Maybe that’s the problem– that it’s not complicated enough.
Pingback: Xuggler 3.3 « Xuggle
The problem is the data layout; it spends all its time in the “if (coeff_counts[fragment_num] > coeff_index) continue;” check.
David Conrad was working on that, I think.
@astrange: Thanks for the tip. I think I see where to focus my creativity.
I was, it turned into a major effort in figuring out how to minimize the cache footprint and eliminate the block macroblock superblock mapping tables. My motivation was drained when I realized that it was impossible to eliminate those ugly mapping tables due to stupidly minor things in the spec, plus I was busy with GSoC and now classes.
But the main reason libtheora is faster is because it doesn’t sort AC coefficients into the blocks that own them, instead doing IDCT in hilbert order so that no reordering is needed.
Also, -f yuv4mpeg4pipe or -f rawvideo involve memcpy() on each pixel row, which is slow, whereas dump_video calls fwrite() on each pixel row, which is much faster. A fairer benchmark would be -f null and excising the fwrite()s from dump_video.
@dconrad: Thanks for the tip regarding ‘-f null’. That definitely helps to narrow the gap.
Libtheora does IDCT in Hilbert order? That blows my mind. Or is it zigzag order?

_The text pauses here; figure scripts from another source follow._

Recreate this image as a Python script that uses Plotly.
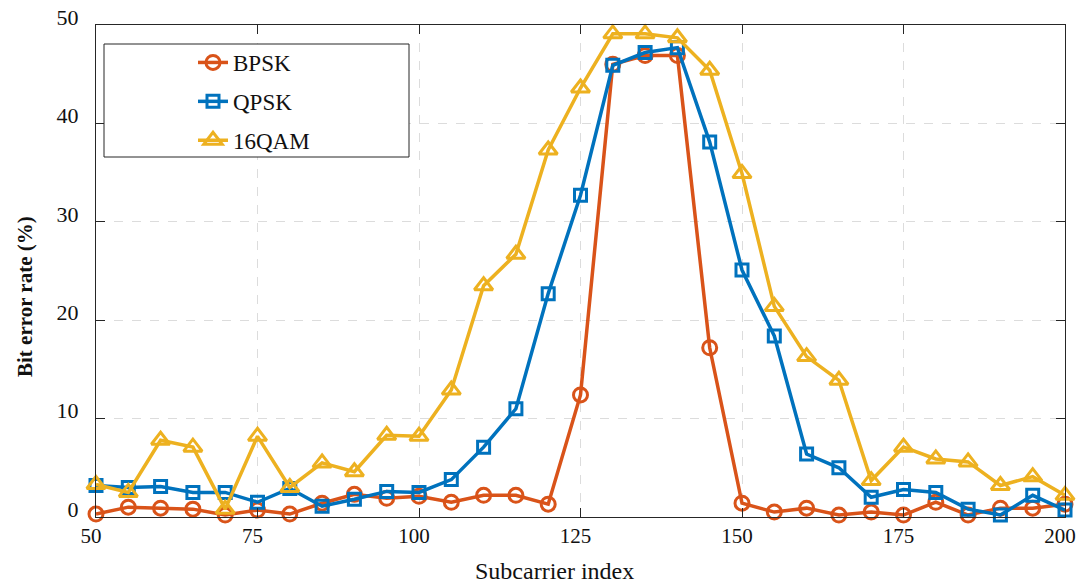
import plotly.graph_objects as go

# Subcarrier indices (every 5th subcarrier)
subcarrier = list(range(50, 201, 5))

# Bit error rate (%) per modulation
ber_bpsk = [0.3, 1.0, 0.9, 0.8, 0.2, 0.7, 0.3, 1.4, 2.3, 1.9, 2.1,
            1.5, 2.2, 2.2, 1.3, 12.4, 46.0, 46.9, 46.9, 17.2, 1.4,
            0.5, 0.9, 0.2, 0.5, 0.2, 1.5, 0.2, 0.9, 0.9, 1.3]
ber_qpsk = [3.2, 3.0, 3.1, 2.5, 2.5, 1.5, 2.9, 1.1, 1.8, 2.6, 2.5,
            3.8, 7.1, 11.0, 22.7, 32.7, 45.9, 47.2, 47.7, 38.1, 25.1,
            18.4, 6.4, 5.0, 2.0, 2.8, 2.5, 0.8, 0.2, 2.2, 0.7]
ber_16qam = [3.3, 2.5, 7.8, 7.1, 0.8, 8.2, 3.0, 5.5, 4.6, 8.3, 8.2,
             12.9, 23.5, 26.7, 37.3, 43.6, 49.1, 49.1, 48.7, 45.4, 34.9,
             21.4, 16.3, 13.9, 3.7, 7.1, 5.9, 5.6, 3.2, 4.1, 2.2]

x_ticks = [50, 75, 100, 125, 150, 175, 200]
y_ticks = [0, 10, 20, 30, 40, 50]

x_title = "Subcarrier index"
y_title = "<b>Bit error rate (%)</b>"

series = [
    ("BPSK", ber_bpsk, "#D95319", "circle-open", 14),
    ("QPSK", ber_qpsk, "#0072BD", "square-open", 12),
    ("16QAM", ber_16qam, "#EDB120", "triangle-up-open", 16),
]

SERIF = "Liberation Serif"
AXIS_COLOR = "#262626"
TEXT_COLOR = "#111111"

fig = go.Figure()
for i, (name, vals, color, symbol, size) in enumerate(series):
    fig.add_trace(go.Scatter(
        x=subcarrier, y=vals, name=name, mode="lines+markers",
        legendgroup=f"g{i}",
        line=dict(color=color, width=3.5),
        marker=dict(symbol=symbol, size=size, color=color,
                    line=dict(color=color, width=3)),
        cliponaxis=False,
    ))

# Plot-area geometry in pixels
L, R, T, B = 96, 1065, 25, 517
W, H = R - L, B - T


def px_x(px):
    return (px - L) / W


def px_y(py):
    return (B - py) / H


# Outer frame of the legend
fig.add_shape(type="rect", xref="paper", yref="paper",
              x0=px_x(104), x1=px_x(409), y0=px_y(157), y1=px_y(44),
              line=dict(color=AXIS_COLOR, width=1), fillcolor="white",
              layer="above")

# Axis titles
fig.add_annotation(text=x_title, xref="paper", yref="paper",
                   x=px_x(554), y=px_y(571), xanchor="center", yanchor="middle",
                   showarrow=False,
                   font=dict(family=SERIF, size=24, color=TEXT_COLOR))
fig.add_annotation(text=y_title, xref="paper", yref="paper", textangle=-90,
                   x=px_x(25), y=px_y(297), xanchor="center", yanchor="middle",
                   showarrow=False,
                   font=dict(family=SERIF, size=21, color=TEXT_COLOR))

fig.update_layout(
    width=1078, height=583,
    margin=dict(l=L, r=1078 - R, t=T, b=583 - B, autoexpand=False),
    paper_bgcolor="white", plot_bgcolor="white",
    font=dict(family=SERIF, size=18, color=AXIS_COLOR),
    showlegend=True,
    legend=dict(
        x=px_x(193), y=px_y(41), xanchor="left", yanchor="top",
        bgcolor="rgba(0,0,0,0)", borderwidth=0,
        font=dict(family=SERIF, size=23, color=TEXT_COLOR),
        tracegroupgap=6,
    ),
    xaxis=dict(
        range=[50, 200], tickmode="array", tickvals=x_ticks,
        ticks="inside", ticklen=9, tickcolor=AXIS_COLOR,
        showline=True, linecolor=AXIS_COLOR, linewidth=1.2, mirror="ticks",
        showgrid=True, gridcolor="#dcdcdc", griddash="dash", gridwidth=1,
        zeroline=False, ticklabeloverflow="allow", automargin=False,
        ticklabelshift=-5,
        tickfont=dict(family=SERIF, size=21, color=TEXT_COLOR),
    ),
    yaxis=dict(
        range=[0, 50], tickmode="array", tickvals=y_ticks,
        ticks="inside", ticklen=9, tickcolor=AXIS_COLOR,
        showline=True, linecolor=AXIS_COLOR, linewidth=1.2, mirror="ticks",
        showgrid=True, gridcolor="#dcdcdc", griddash="dash", gridwidth=1,
        zeroline=False, automargin=False,
        tickfont=dict(family=SERIF, size=22, color=TEXT_COLOR),
        ticklabelstandoff=12, ticklabelshift=-8,
    ),
)

fig.write_html("out.html")
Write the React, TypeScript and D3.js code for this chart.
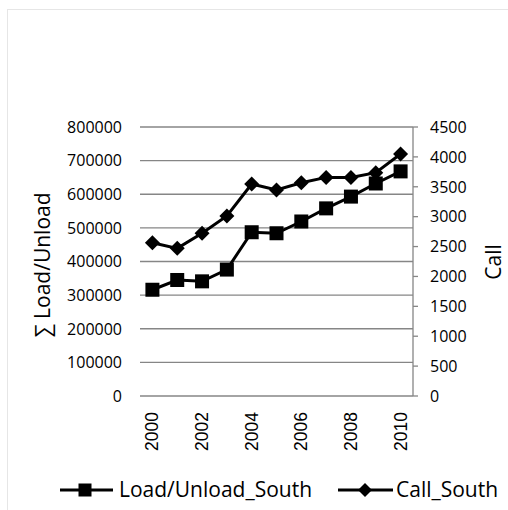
import React from "react";
import * as d3 from "d3";

const years = ["2000","2001","2002","2003","2004","2005","2006","2007","2008","2009","2010"];
const loadSouth = [316000, 345000, 341000, 376000, 487000, 484000, 519000, 558000, 593000, 632000, 668000];
const callSouth = [2565, 2470, 2722, 3011, 3546, 3446, 3568, 3657, 3657, 3736, 4048];
const leftTicks = [0, 100000, 200000, 300000, 400000, 500000, 600000, 700000, 800000];
const rightTicks = [0, 500, 1000, 1500, 2000, 2500, 3000, 3500, 4000, 4500];
const xTickLabels = ["2000","2002","2004","2006","2008","2010"];
const seriesNames = ["Load/Unload_South", "Call_South"];
const leftTitle = "∑ Load/Unload";
const rightTitle = "Call";

const W = 508, H = 510;
const PL = 140, PR = 413, PT = 127, PB = 396;
const FONT = "'Open Sans', sans-serif";

export default function App() {
  const x = d3.scalePoint<string>().domain(years).range([PL, PR]).padding(0.5);
  const yL = d3.scaleLinear().domain([0, 800000]).range([PB, PT]);
  const yR = d3.scaleLinear().domain([0, 4500]).range([PB, PT]);
  const line = d3.line<[number, number]>().x(d => d[0]).y(d => d[1]);
  const loadPts: [number, number][] = years.map((yr, i) => [x(yr)!, yL(loadSouth[i])]);
  const callPts: [number, number][] = years.map((yr, i) => [x(yr)!, yR(callSouth[i])]);
  const sq = 14, dm = 7.5;
  const diamond = (cx: number, cy: number, r: number) => `M${cx},${cy - r}L${cx + r},${cy}L${cx},${cy + r}L${cx - r},${cy}Z`;

  return (
    <svg width={W} height={H} style={{ position: "absolute", left: 0, top: 0, background: "#fff" }}>
      <rect x={7.5} y={9.5} width={520} height={520} fill="#fff" stroke="#e6e6e6" />
      {leftTicks.map(t => (
        <g key={"g" + t}>
          <line x1={PL} x2={PR} y1={yL(t)} y2={yL(t)} stroke="#868686" strokeWidth={1.3} />
          <text x={122} y={yL(t)} dy="0.36em" textAnchor="end" fontFamily={FONT} fontSize={16} fill="#000">{t}</text>
        </g>
      ))}
      <line x1={PR} x2={PR} y1={PT} y2={PB} stroke="#868686" strokeWidth={1.3} />
      {rightTicks.map(t => (
        <g key={"r" + t}>
          <line x1={PR} x2={PR + 5} y1={yR(t)} y2={yR(t)} stroke="#868686" strokeWidth={1.3} />
          <text x={430} y={yR(t)} dy="0.36em" textAnchor="start" fontFamily={FONT} fontSize={16} fill="#000">{t}</text>
        </g>
      ))}
      {xTickLabels.map(lab => (
        <text key={lab} transform={`translate(${x(lab)! + 6},412) rotate(-90)`} textAnchor="end" fontFamily="'Liberation Sans', Arial, sans-serif" fontSize={17.5} fill="#000">{lab}</text>
      ))}
      <text transform={`translate(50,265) rotate(-90)`} textAnchor="middle" fontFamily={FONT} fontSize={21} fill="#000">{leftTitle}</text>
      <text transform={`translate(501,262) rotate(-90)`} textAnchor="middle" fontFamily={FONT} fontSize={21} fill="#000">{rightTitle}</text>

      <path d={line(loadPts)!} fill="none" stroke="#000" strokeWidth={3} />
      {loadPts.map((p, i) => (
        <rect key={"s" + i} x={p[0] - sq / 2} y={p[1] - sq / 2} width={sq} height={sq} fill="#000" />
      ))}
      <path d={line(callPts)!} fill="none" stroke="#000" strokeWidth={3} />
      {callPts.map((p, i) => (
        <path key={"d" + i} d={diamond(p[0], p[1], dm)} fill="#000" />
      ))}

      <g>
        <line x1={60} x2={113} y1={490} y2={490} stroke="#000" strokeWidth={3} />
        <rect x={85 - 6.5} y={490 - 6.5} width={13} height={13} fill="#000" />
        <text x={119} y={497} fontFamily={FONT} fontSize={21} fill="#000">{seriesNames[0]}</text>
        <line x1={338} x2={393} y1={490} y2={490} stroke="#000" strokeWidth={3} />
        <path d={diamond(365, 490, 7)} fill="#000" />
        <text x={396} y={497} fontFamily={FONT} fontSize={21} fill="#000">{seriesNames[1]}</text>
      </g>
    </svg>
  );
}
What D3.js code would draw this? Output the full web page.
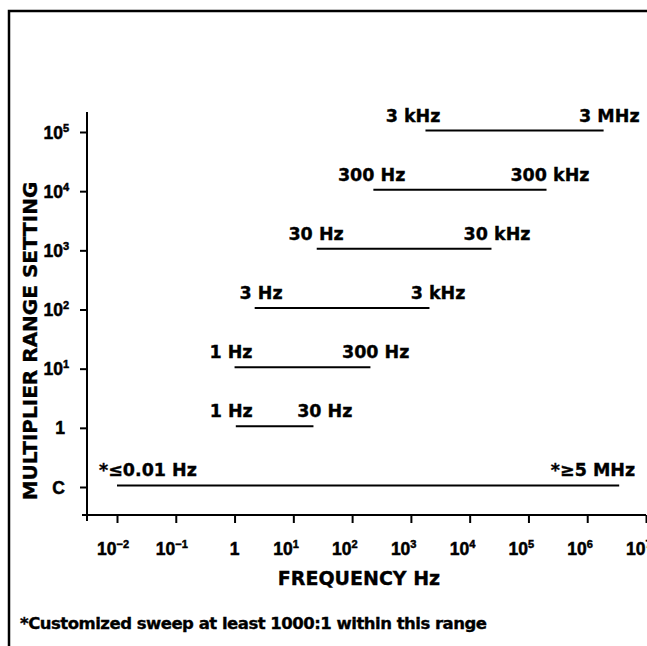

The coeffs are already stored in the the bitstream in Hilbert order; the trick is to simply decode them into a single array and keep pointers to the first coeff of each zigzag index in each plane so that you simply pull the next coeff for each index for each block.
This unfortunately requires duplicating all the EOB and zero run logic in both unpack_vlcs and right before you do IDCT, plus a larger slice size (16 -> 64 pixels), but it’s worth it to avoid the current O(n^2) sorting loop in upack_vlcs.
mat, Mike: It really should do now – support for AQ was added in r18986, back in May. Chromium took that from ffmpeg, not the other way around – see http://code.google.com/p/chromium/issues/detail?id=17174
I haven’t checked whether it’s bit-exact but it certainly looks OK.